I must confess I am more excited about the other two. There is something about a leg spinner that makes you stop and watch. Even amongst a community that must have a trick up its sleeve everytime, the leg spinner stands apart because he plies a difficult trade. He must have turn, he must get bounce, nip off the track is a basic necessity, he must bowl the googly and the straight ball, whether flipper or top spinner (or both ideally!). It is not a profession you would recommend to most and so most good leg spinners must revel in the challenge. Karan Sharma looks like he does too. His is a busy action and it contributes to every delivery and he makes batsmen hurry their shots. But most important, he seems to have the big leg break and I am exercising caution here because you don’t get to see enough in T20, where you don’t get to set up a batsman as much. But there is great ability there and, dare I say, pretty good pedigree too with his father, Vinod Sharma, being a successful coach with the Railways where players have to make the best of what they have. Indian cricket will let itself down if he is allowed to get lost.
And then, this young kid from Kerala. There is a boyishness to Sanju Samson that is so rare in 18 year olds. There is a bravado in him that is characteristic of his age and which you saw in his innings of 63 from 41 balls in a run chase of 171 against the Royal Challengers. But he is also intelligent enough to adapt and I particularly enjoyed his 36 ball 40 on a slow track at the Eden Gardens against the Knight Riders. And then he came out at number 6 in a tough run chase against the Pune Warriors at Jaipur. 29 were needed from 17 balls in a must-win game and even two or three balls poorly played could have shifted the balance. Brad Hodge had just been out to Wayne Parnell and, to be honest, as he took guard, I wondered if his captain was asking just a bit too much of him. Then he played a cover drive off the first ball and in our commentary box there was a collective gasp. He had played it easily, like he was plucking a flower, but in effect he had hit the high notes like he was a seasoned veteran.
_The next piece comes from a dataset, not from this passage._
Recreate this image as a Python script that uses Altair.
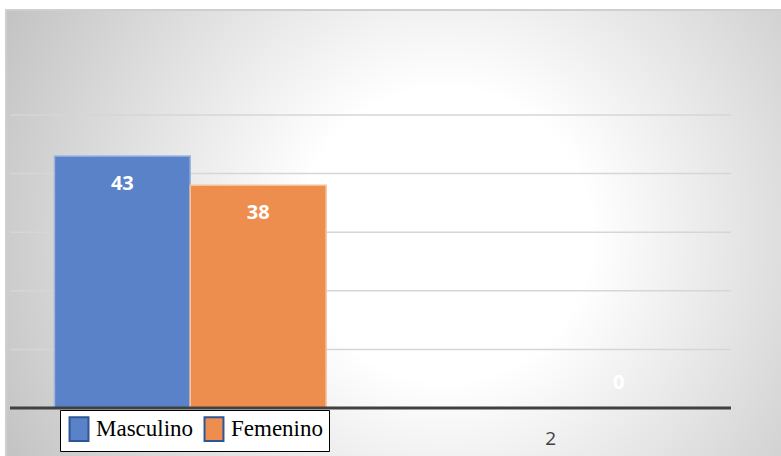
import altair as alt
import pandas as pd

categories = ["1", "1", "2"]
series = ["Masculino", "Femenino", "Femenino"]
values = [43, 38, 0]
series_order = ["Masculino", "Femenino"]
series_colors = ["#5a82c9", "#ee8e4e"]
x_labels = ["1", "2"]
grid_values = [10, 20, 30, 40, 50]

df = pd.DataFrame({"cat": categories, "serie": series, "valor": values})

bg_gradient = {
    "gradient": "radial",
    "x1": 0.56, "y1": 0.5, "r1": 0.0,
    "x2": 0.56, "y2": 0.5, "r2": 0.62,
    "stops": [
        {"offset": 0.0, "color": "#ffffff"},
        {"offset": 0.3, "color": "#ffffff"},
        {"offset": 1.0, "color": "#c4c4c4"},
    ],
}

background = alt.Chart(pd.DataFrame({"a": [0]})).mark_rect(
    fill=bg_gradient, stroke="#cfcfcf", strokeWidth=2
).encode(
    x=alt.value(-4), x2=alt.value(780), y=alt.value(-105), y2=alt.value(345)
)

xscale = alt.Scale(domain=x_labels, paddingInner=0.0, paddingOuter=0.0)
oscale = alt.Scale(domain=series_order, paddingInner=0.0, paddingOuter=0.327)
yscale = alt.Scale(domain=[0, 50])

grid = alt.Chart(pd.DataFrame({"g": grid_values})).mark_rule(
    color="#d6d6d6", strokeWidth=1.5
).encode(
    y=alt.Y("g:Q", scale=yscale), x=alt.value(0), x2=alt.value(721)
)

nbsp = "\u00a0" * 3
fem_expr = "datum.label == 'Femenino' ? 'Femenino" + nbsp + "' : datum.label"

bars = alt.Chart(df).mark_bar(strokeWidth=1.5, opacity=1).encode(
    x=alt.X("cat:N", scale=xscale,
            axis=alt.Axis(title=None, labelAngle=0, ticks=False, domain=False, grid=False,
                          labelFont="Open Sans", labelFontSize=19, labelColor="#404040",
                          labelPadding=21, zindex=1,
                          labelExpr="datum.label == '1' ? '' : datum.label")),
    xOffset=alt.XOffset("serie:N", scale=oscale),
    y=alt.Y("valor:Q", scale=yscale,
            axis=alt.Axis(title=None, labels=False, ticks=False, domain=False, grid=False)),
    color=alt.Color("serie:N", scale=alt.Scale(domain=series_order, range=series_colors),
                    legend=alt.Legend(title=None, orient="none", legendX=50, legendY=295,
                                      direction="horizontal", fillColor="#ffffff",
                                      strokeColor="#000000", padding=6,
                                      symbolType="M-0.8,-1L0.8,-1L0.8,1L-0.8,1Z", symbolSize=560,
                                      symbolStrokeColor="#2f5597", symbolStrokeWidth=2,
                                      labelFont="Liberation Serif", labelFontSize=23,
                                      labelColor="#000000", columnPadding=6,
                                      labelOffset=4, symbolOpacity=1, zindex=2,
                                      labelExpr=fem_expr)),
    stroke=alt.condition("datum.serie == 'Masculino'", alt.value("#9fb6e1"), alt.value("#f5c19c")),
)

labels_pos = alt.Chart(df).transform_filter("datum.valor > 0").mark_text(
    color="white", font="Open Sans", fontWeight="bold", fontSize=20, dy=28
).encode(
    x=alt.X("cat:N", scale=xscale),
    xOffset=alt.XOffset("serie:N", scale=oscale),
    y=alt.Y("valor:Q", scale=yscale),
    text="valor:Q",
)

labels_zero = alt.Chart(df).transform_filter("datum.valor == 0").mark_text(
    color="white", font="Open Sans", fontWeight="bold", fontSize=20, dy=-25
).encode(
    x=alt.X("cat:N", scale=xscale),
    xOffset=alt.XOffset("serie:N", scale=oscale),
    y=alt.Y("valor:Q", scale=yscale),
    text="valor:Q",
)

baseline = alt.Chart(pd.DataFrame({"y": [0]})).mark_rule(color="#404040", strokeWidth=3).encode(
    y=alt.Y("y:Q", scale=yscale)
)

chart = alt.layer(background, grid, bars, labels_pos, labels_zero, baseline).properties(
    width=721, height=293,
    autosize=alt.AutoSizeParams(type="none"),
    padding={"left": 10, "top": 115, "right": 50, "bottom": 48},
).configure_view(stroke=None).configure(background="#ffffff")

chart.save("out.html", embed_options={"renderer": "svg", "actions": False})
Everything about the shot was right, a master would have been proud to have played it and in the context of the game it was exceptional. One shot doesn’t tell you a story, and we must be conscious of that, but it can point to more and that is why I will be turning to the scorecard everytime Kerala play next year. I can see why Rahul Dravid has said he has a long way to go (expectation and too much attention can ruin talent) and that is a judgement we must respect but ...this kid can bat!
Right then, those are my three names. Hopefully they will be better next year, hopefully they will be free of injury and hopefully they can keep their focus on what has been good for them so far. As for us, we can only wait and see.